Слова этих погребальных плачей, а также детские песенки и сказки формировали крестьянские представления о смерти как таковой. Церковь пыталась убедить паству в том, что смерть – друг, а не враг, однако обычай неизменно предписывал бояться смерти и избегать ее. Наименее отталкивающие изображения представляли смерть в виде женщины или ангела в форме человеческого скелета, завернутого в плащ с капюшоном, спустившихся с небес по божьему наставлению, чтобы затребовать себе свои жертвы. Крестьяне верили, что падающие звезды и были теми самыми ангелами, которые в сиянии низвергались с небес в поисках добычи [59] . Смерть могла обернуться и птицей, обычно соколом, но также могла принимать темный облик существа, привычного к обитанию в уединении болот и топей, лесов и далеких холмов [60] . В песнопениях женщин смерть представала закатом, погасшей звездой, снегом, падающим в огонь, морозом, уничтожившим дерево, водой, расколовшей огромный камень [61] . Другой комплекс образов изображал смерть колесницей, запряженной птицами и лошадьми, а иногда лодкой, которые неизменно увозили душу прочь, туда, где ее ожидал Страшный суд.
59
Тенишевский архив. 7/1/29, 31.
60
Барсов Е. Причитания северного края. Т. I. C. xi.
61
Там же. C. x.
62
“Стих о страннике” был записан в 1996 г. для сборника духовных песен о смерти “Как по морюшку”.

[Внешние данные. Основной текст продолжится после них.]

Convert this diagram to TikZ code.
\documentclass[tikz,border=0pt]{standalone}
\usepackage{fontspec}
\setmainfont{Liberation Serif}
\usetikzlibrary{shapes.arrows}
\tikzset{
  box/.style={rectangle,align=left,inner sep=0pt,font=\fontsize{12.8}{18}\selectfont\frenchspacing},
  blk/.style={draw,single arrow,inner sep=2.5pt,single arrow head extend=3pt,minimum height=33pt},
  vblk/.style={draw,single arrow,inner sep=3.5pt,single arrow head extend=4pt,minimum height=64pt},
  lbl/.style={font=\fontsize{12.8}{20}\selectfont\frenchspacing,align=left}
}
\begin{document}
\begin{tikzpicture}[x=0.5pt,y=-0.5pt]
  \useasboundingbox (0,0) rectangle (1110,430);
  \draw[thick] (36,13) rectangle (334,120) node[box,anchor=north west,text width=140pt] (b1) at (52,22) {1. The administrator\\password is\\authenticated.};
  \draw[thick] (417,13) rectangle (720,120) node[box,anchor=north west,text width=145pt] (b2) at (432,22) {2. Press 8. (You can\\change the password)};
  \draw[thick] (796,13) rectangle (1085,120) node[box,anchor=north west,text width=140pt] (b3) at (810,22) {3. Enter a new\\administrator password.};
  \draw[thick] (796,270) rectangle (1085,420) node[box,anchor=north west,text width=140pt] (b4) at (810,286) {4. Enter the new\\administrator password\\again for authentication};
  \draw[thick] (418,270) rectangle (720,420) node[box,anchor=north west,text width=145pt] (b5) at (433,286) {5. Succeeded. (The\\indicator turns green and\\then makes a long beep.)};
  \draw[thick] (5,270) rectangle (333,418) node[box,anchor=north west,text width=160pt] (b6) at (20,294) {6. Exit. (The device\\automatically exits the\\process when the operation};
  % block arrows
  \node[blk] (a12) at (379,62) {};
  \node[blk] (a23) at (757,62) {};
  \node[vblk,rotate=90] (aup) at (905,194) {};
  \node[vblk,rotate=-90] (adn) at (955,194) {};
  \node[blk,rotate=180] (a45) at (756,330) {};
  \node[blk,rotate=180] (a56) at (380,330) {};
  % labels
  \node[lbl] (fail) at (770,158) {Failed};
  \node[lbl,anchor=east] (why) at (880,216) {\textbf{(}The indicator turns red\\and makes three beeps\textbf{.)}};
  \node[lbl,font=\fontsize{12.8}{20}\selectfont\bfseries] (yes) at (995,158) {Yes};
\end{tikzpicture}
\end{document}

Эти ритуалы рассказывают нам о крестьянской жизни и о ценностях крестьян, о том, как простые русские люди понимали факт смерти. Это мир, который вскоре будет вдребезги разрушен переменами, резкими и насильственными. Вначале Первая мировая война, которую имперская Россия вела против Германии, затем революция и, наконец, ожесточенная Гражданская война расколют обособленный мир российского крестьянства, частично уничтожат его сакральные пространства, бросят вызов его богам. Воздействие этих событий, особенно в контексте глубоко переживаемого горя, невозможно осмыслить без представления о том, что именно людям предстояло потерять. Слишком просто было бы предположить, что они каким-то образом вынесли все то, что выпало на их долю, просто потому, что очерствели, окаменели душой. Однако верно и то, что крестьянские ценности также оказали свое влияние на характер насилия в начале XX века. Именно крестьяне были пехотинцами на фронтах каждой войны, которую Россия вела в XX веке; когда они перебирались в города, они, по крайней мере на время, уносили деревню с собой; а внутренние распри и соперничество, бытовавшие в их среде, усугубили жестокость насаждаемой сверху сталинской революции. Крестьянская культура была богата самыми разнообразными ресурсами. Было бы непростительным упрощением сказать, что система сталинских лагерей была создана в деревенском кабаке, но вопрос об истоках этой системы поднимается так часто, что его необходимо исследовать подробнее. В “Архипелаге ГУЛАГ” Солженицын задается вопросом: “Это волчье племя – откуда оно в нашем народе взялось? Не нашего оно корня? Не нашей крови? Нашей” [63] .
63
Солженицын А. “Архипелаг ГУЛАГ”.
В России XIX века смертность была очень высокой, и крестьянские семьи куда чаще, чем представители других сословий, наблюдали смерть вблизи, в том числе и детскую смерть [64] . Тела “чистых” покойников не сразу выносились из избы: кто-то из местных деревенских должен был омыть и обрядить умершего, положить тело на стол, потом помочь семье отнести его сначала в церковь, а затем на погост. Мертвые были членами относительно статичного общинного мира, и поэтому нельзя сказать, чтобы они моментально исчезали из памяти без следа. Это не значит, что к смерти относились как к чему-то само собой разумеющемуся – в конце концов, смерть была врагом – или что жизнь обыкновенно стоила дешево. На самом деле смерть могла дать соседям возможность проверить на прочность свою солидарность.
64
Подробнее об этом см. ниже, стр. 78–79.
Однако солидарность подразумевает и наличие тех, кого группа исключает из своих рядов. Даже самые базовые ритуалы красноречиво рассказывают об аутсайдерах. Крестьянская жизнь не была идиллией, состоящей из массовых гуляний на залитых солнцем лугах, или сказок, рассказанных возле домашнего очага. Среди бед, одолевавших провинциальную Россию, наиболее остро стояли проблемы нищеты и невежества, которые в сочетании с фундаментальным сопротивлением переменам (особенно если инициатива исходила от реформаторов из города) сформировали мир закрытый, исполненный подозрительности, подчас намеренно слепой. Во всех своих расчетах и размышлениях крестьяне четко проводили границу между “своими” и всеми остальными, чужаками, которых редко наделяли коллективным прозвищем, так ужасна была сама мысль о том, чтобы навлечь на себя их гнев.